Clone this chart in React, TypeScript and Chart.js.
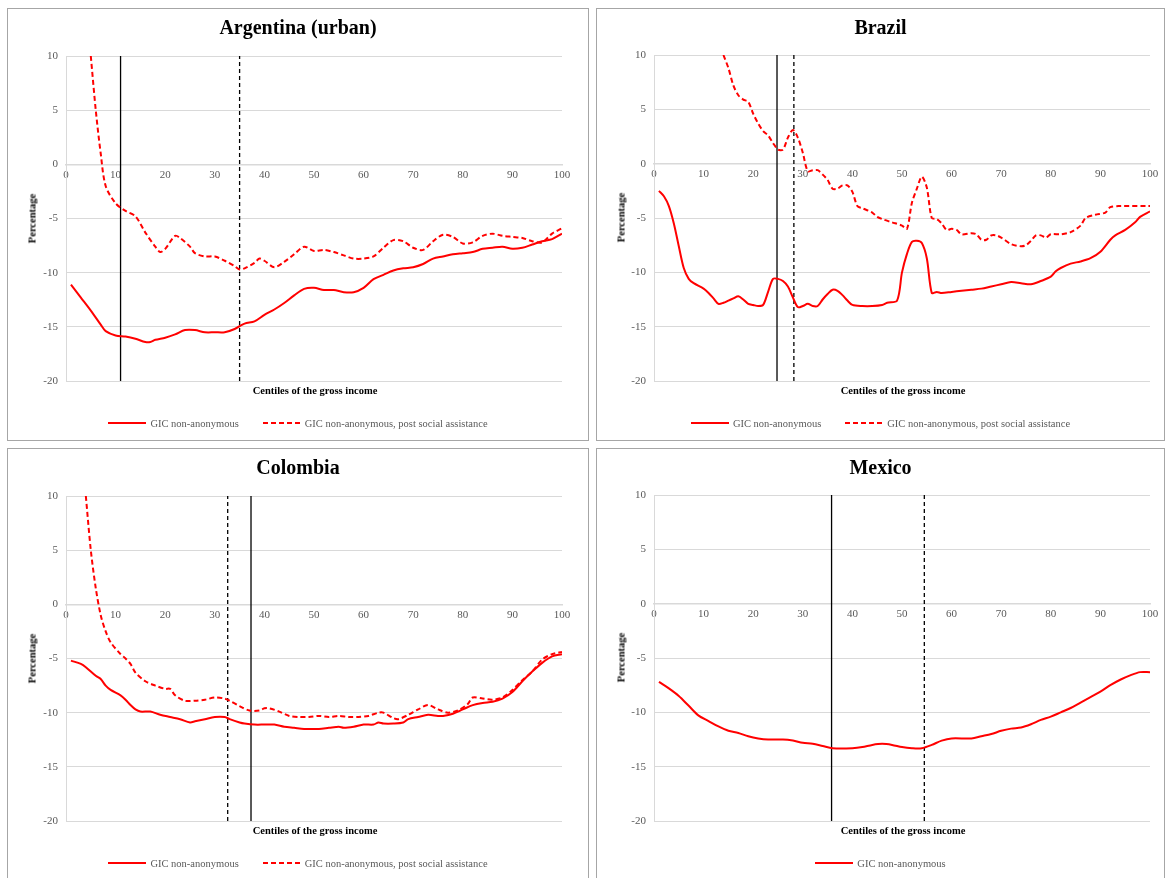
import React, { useRef, useEffect } from 'react';
import { Chart, registerables } from 'chart.js';

Chart.register(...registerables);

// Argentina (urban)
const argX = [1, 3, 5, 7, 8, 10, 12, 14, 16, 17, 18, 20, 22, 24, 26, 28, 30, 32, 34, 36, 38, 40, 42, 44, 46, 48, 50, 52, 54, 56, 58, 60, 62, 64, 66, 68, 70, 72, 74, 76, 78, 80, 82, 84, 86, 88, 90, 92, 94, 96, 98, 100];
const argGic = [-11.1, -12.3, -13.5, -14.8, -15.4, -15.8, -15.9, -16.1, -16.4, -16.4, -16.2, -16.0, -15.7, -15.3, -15.3, -15.5, -15.5, -15.5, -15.2, -14.7, -14.5, -13.9, -13.4, -12.8, -12.1, -11.5, -11.4, -11.6, -11.6, -11.8, -11.8, -11.4, -10.6, -10.2, -9.8, -9.6, -9.5, -9.2, -8.7, -8.5, -8.3, -8.2, -8.1, -7.8, -7.7, -7.6, -7.8, -7.7, -7.4, -7.1, -6.9, -6.4];
const argPostX = [5, 6, 7, 8, 10, 12, 14, 16, 18, 19, 20, 22, 23, 25, 26, 28, 30, 32, 34, 35, 36, 38, 39, 40, 42, 44, 46, 48, 50, 52, 54, 56, 58, 60, 62, 64, 66, 68, 70, 72, 74, 76, 78, 80, 82, 84, 86, 88, 90, 92, 94, 96, 98, 100];
const argPost = [10, 5, 1, -2, -3.6, -4.3, -4.8, -6.3, -7.6, -8.1, -7.8, -6.6, -6.8, -7.6, -8.2, -8.5, -8.5, -8.9, -9.4, -9.7, -9.6, -9.1, -8.7, -8.9, -9.5, -9.0, -8.3, -7.6, -8.0, -7.9, -8.1, -8.4, -8.7, -8.7, -8.5, -7.7, -7.0, -7.1, -7.7, -7.9, -7.1, -6.5, -6.7, -7.3, -7.2, -6.6, -6.4, -6.6, -6.7, -6.8, -7.1, -7.2, -6.4, -5.9];
const argLines = [11, 35];

// Brazil
const braX = [1, 2, 3, 4, 5, 6, 7, 8, 10, 11, 12, 13, 14, 15, 16, 17, 18, 19, 20, 21, 22, 23, 24, 25, 26, 27, 28, 29, 30, 31, 32, 33, 34, 35, 36, 37, 38, 39, 40, 42, 44, 46, 47, 49, 50, 51, 52, 53, 54, 55, 56, 57, 58, 60, 62, 64, 66, 68, 70, 72, 74, 76, 78, 80, 81, 82, 84, 86, 88, 90, 92, 93, 95, 97, 98, 100];
const braGic = [-2.5, -3.0, -3.9, -5.5, -7.6, -9.6, -10.6, -11.0, -11.5, -11.9, -12.4, -12.9, -12.8, -12.6, -12.4, -12.2, -12.5, -12.9, -13.0, -13.1, -13.0, -11.8, -10.6, -10.6, -10.8, -11.3, -12.3, -13.2, -13.1, -12.9, -13.1, -13.1, -12.5, -12.0, -11.6, -11.7, -12.1, -12.6, -13.0, -13.1, -13.1, -13.0, -12.8, -12.6, -10.0, -8.3, -7.2, -7.1, -7.3, -8.7, -11.9, -11.8, -11.9, -11.8, -11.7, -11.6, -11.5, -11.3, -11.1, -10.9, -11.0, -11.1, -10.8, -10.4, -9.9, -9.6, -9.2, -9.0, -8.7, -8.1, -7.0, -6.6, -6.1, -5.4, -4.9, -4.4];
const braPostX = [14, 15, 16, 17, 18, 19, 20, 21, 22, 23, 24, 25, 26, 27, 28, 29, 30, 31, 32, 33, 34, 35, 36, 37, 38, 39, 40, 41, 42, 44, 45, 46, 48, 50, 51, 52, 53, 54, 55, 56, 57, 58, 59, 60, 61, 62, 64, 65, 66, 67, 68, 69, 70, 72, 74, 75, 76, 77, 78, 79, 80, 82, 84, 86, 87, 89, 91, 92, 94, 100];
const braPost = [10, 8.8, 7.2, 6.3, 5.9, 5.7, 4.6, 3.7, 3.0, 2.6, 1.9, 1.3, 1.3, 2.4, 3.1, 2.4, 1.0, -0.7, -0.6, -0.6, -1.0, -1.5, -2.3, -2.3, -2.0, -2.0, -2.6, -3.9, -4.1, -4.5, -4.9, -5.1, -5.4, -5.7, -6.0, -3.6, -2.3, -1.2, -2.2, -5.0, -5.1, -5.5, -6.1, -6.0, -6.1, -6.5, -6.4, -6.5, -7.0, -7.0, -6.6, -6.6, -6.8, -7.4, -7.6, -7.5, -7.1, -6.6, -6.6, -6.8, -6.5, -6.5, -6.3, -5.7, -5.0, -4.7, -4.5, -4.0, -3.9, -3.9];
const braLines = [24.8, 28.2];

// Colombia
const colX = [1, 3, 4, 6, 7, 8, 9, 11, 12, 13, 14, 15, 17, 19, 21, 23, 25, 26, 28, 30, 32, 33, 35, 36, 38, 40, 42, 44, 46, 48, 50, 51, 53, 55, 56, 58, 60, 62, 63, 64, 66, 68, 69, 71, 73, 75, 76, 78, 80, 82, 84, 86, 88, 90, 92, 94, 96, 98, 100];
const colGic = [-5.2, -5.5, -5.8, -6.6, -6.9, -7.5, -7.9, -8.4, -8.8, -9.3, -9.7, -9.9, -9.9, -10.2, -10.4, -10.6, -10.9, -10.8, -10.6, -10.4, -10.4, -10.6, -10.9, -11.0, -11.1, -11.1, -11.1, -11.3, -11.4, -11.5, -11.5, -11.5, -11.4, -11.3, -11.4, -11.3, -11.1, -11.1, -10.9, -11.0, -11.0, -10.9, -10.6, -10.4, -10.2, -10.3, -10.3, -10.1, -9.7, -9.3, -9.1, -9.0, -8.7, -8.1, -7.1, -6.2, -5.4, -4.8, -4.6];
const colPostX = [4, 5, 6, 7, 8, 9, 11, 12, 13, 14, 16, 18, 20, 21, 22, 24, 26, 28, 30, 32, 33, 35, 37, 39, 40, 41, 43, 45, 47, 49, 51, 53, 55, 57, 59, 61, 63, 64, 66, 67, 69, 71, 73, 75, 77, 79, 81, 82, 84, 86, 88, 90, 92, 94, 96, 98, 100];
const colPost = [10, 5, 1.5, -1.0, -2.5, -3.5, -4.6, -5.0, -5.5, -6.3, -7.1, -7.5, -7.8, -7.8, -8.4, -8.9, -8.9, -8.8, -8.6, -8.7, -8.9, -9.4, -9.8, -9.8, -9.6, -9.6, -9.9, -10.3, -10.4, -10.4, -10.3, -10.4, -10.3, -10.4, -10.4, -10.3, -10.0, -10.0, -10.5, -10.6, -10.2, -9.7, -9.3, -9.7, -10.0, -9.8, -9.2, -8.6, -8.7, -8.8, -8.6, -7.9, -7.0, -6.2, -5.1, -4.6, -4.4];
const colLines = [37.3, 32.6];

// Mexico
const mexX = [1, 3, 5, 7, 9, 11, 13, 15, 17, 19, 21, 23, 26, 28, 30, 32, 34, 36, 40, 42, 44, 46, 48, 50, 52, 54, 56, 58, 60, 64, 66, 68, 70, 72, 74, 76, 78, 80, 82, 84, 86, 88, 90, 92, 94, 96, 98, 100];
const mexGic = [-7.2, -7.8, -8.5, -9.4, -10.3, -10.8, -11.3, -11.7, -11.9, -12.2, -12.4, -12.5, -12.5, -12.6, -12.8, -12.9, -13.1, -13.3, -13.3, -13.2, -13.0, -12.9, -13.0, -13.2, -13.3, -13.3, -13.0, -12.6, -12.4, -12.4, -12.2, -12.0, -11.7, -11.5, -11.4, -11.1, -10.7, -10.4, -10.0, -9.6, -9.1, -8.6, -8.1, -7.5, -7.0, -6.6, -6.3, -6.3];
const mexLines = [35.8, 54.5];

const GREY = '#595959';
const SERIF = "'Liberation Serif', 'DejaVu Serif', serif";

type PanelProps = {
  title: string;
  left: number; top: number; width: number; height: number;
  plot: { l: number; r: number; t: number; b: number };
  gx: number[]; gy: number[];
  px?: number[]; py?: number[];
  lines: number[]; // [solid, dashed]
};

const pts = (xs: number[], ys: number[]) => xs.map((x, i) => ({ x, y: ys[i] }));

const Panel: React.FC<PanelProps> = ({ title, left, top, width, height, plot, gx, gy, px, py, lines }) => {
  const ref = useRef<HTMLCanvasElement | null>(null);

  useEffect(() => {
    if (!ref.current) return;
    const datasets: any[] = [
      { data: pts(gx, gy), borderColor: '#ff0000', borderWidth: 2, pointRadius: 0, tension: 0.3 },
    ];
    if (px && py) {
      datasets.push({ data: pts(px, py), borderColor: '#ff0000', borderWidth: 2, borderDash: [5, 3], pointRadius: 0, tension: 0.3 });
    }
    datasets.push({ data: [{ x: lines[0], y: -20 }, { x: lines[0], y: 10 }], borderColor: '#000', borderWidth: 1.3, pointRadius: 0 });
    datasets.push({ data: [{ x: lines[1], y: -20 }, { x: lines[1], y: 10 }], borderColor: '#000', borderWidth: 1.3, borderDash: [4, 3], pointRadius: 0 });

    const chart = new Chart(ref.current, {
      type: 'line',
      data: { datasets },
      options: {
        animation: false,
        responsive: false,
        layout: { padding: { left: 0, top: plot.t, right: width - plot.r, bottom: height - plot.b } },
        plugins: { legend: { display: false }, tooltip: { enabled: false } },
        scales: {
          x: {
            type: 'linear', min: 0, max: 100, position: { y: 0 } as any,
            grid: { display: false, drawTicks: false },
            border: { color: '#d9d9d9', width: 1.5 },
            ticks: { stepSize: 10, color: GREY, font: { family: SERIF, size: 11 }, padding: 4, maxRotation: 0 },
          },
          y: {
            min: -20, max: 10,
            grid: { color: '#d9d9d9', drawTicks: false },
            border: { color: '#d9d9d9' },
            ticks: { stepSize: 5, color: GREY, font: { family: SERIF, size: 11 }, padding: 8 },
            afterFit: (s: any) => { s.width = plot.l; },
          },
        },
      },
    });
    return () => chart.destroy();
  }, []);

  const legendItem = (dashed: boolean, label: string) => (
    <span style={{ display: 'inline-flex', alignItems: 'center', margin: '0 12px' }}>
      <svg width="38" height="6" style={{ marginRight: 4 }}>
        <line x1="0" y1="3" x2="38" y2="3" stroke="#ff0000" strokeWidth="2" strokeDasharray={dashed ? '5 3' : undefined} />
      </svg>
      {label}
    </span>
  );

  return (
    <div style={{ position: 'absolute', left, top, width, height, border: '1px solid #a6a6a6', boxSizing: 'border-box', background: '#fff' }}>
      <canvas ref={ref} width={width - 2} height={height - 2} style={{ position: 'absolute', left: 0, top: 0 }} />
      <div style={{ position: 'absolute', left: 0, width: '100%', top: 7, textAlign: 'center', fontFamily: SERIF, fontWeight: 'bold', fontSize: 20 }}>{title}</div>
      <div style={{ position: 'absolute', left: 24 - 40, top: (plot.t + plot.b) / 2 - 7, width: 80, textAlign: 'center', transform: 'rotate(-90deg)', fontFamily: SERIF, fontWeight: 'bold', fontSize: 10.5 }}>Percentage</div>
      <div style={{ position: 'absolute', left: plot.l, width: plot.r - plot.l, top: plot.b + 2, textAlign: 'center', fontFamily: SERIF, fontWeight: 'bold', fontSize: 10.5 }}>Centiles of the gross income</div>
      <div style={{ position: 'absolute', left: 0, width: '100%', top: height - 25, textAlign: 'center', fontFamily: SERIF, fontSize: 10.5, color: GREY }}>
        {legendItem(false, 'GIC non-anonymous')}
        {px ? legendItem(true, 'GIC non-anonymous, post social assistance') : null}
      </div>
    </div>
  );
};

export default function App() {
  const lp = { l: 58, r: 556, t: 47, b: 374 };
  const rp = { l: 57, r: 555, t: 46, b: 374 };
  return (
    <div style={{ position: 'fixed', left: 0, top: 0, width: 1165, height: 878, overflow: 'hidden', background: '#fff' }}>
      <Panel title="Argentina (urban)" left={7} top={8} width={582} height={433} plot={lp} gx={argX} gy={argGic} px={argPostX} py={argPost} lines={argLines} />
      <Panel title="Brazil" left={596} top={8} width={569} height={433} plot={rp} gx={braX} gy={braGic} px={braPostX} py={braPost} lines={braLines} />
      <Panel title="Colombia" left={7} top={448} width={582} height={433} plot={lp} gx={colX} gy={colGic} px={colPostX} py={colPost} lines={colLines} />
      <Panel title="Mexico" left={596} top={448} width={569} height={433} plot={rp} gx={mexX} gy={mexGic} lines={mexLines} />
    </div>
  );
}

-- WHAT NEEDS TO BE DONE --
Repeat the listing above from its first line through the line that contains "Chart.register(...registerables);", both included, and nothing more. Drop the pictures.

-- EXERCISE OUTPUT --
Clone this chart in React, TypeScript and Chart.js.
import React, { useRef, useEffect } from 'react';
import { Chart, registerables } from 'chart.js';

Chart.register(...registerables);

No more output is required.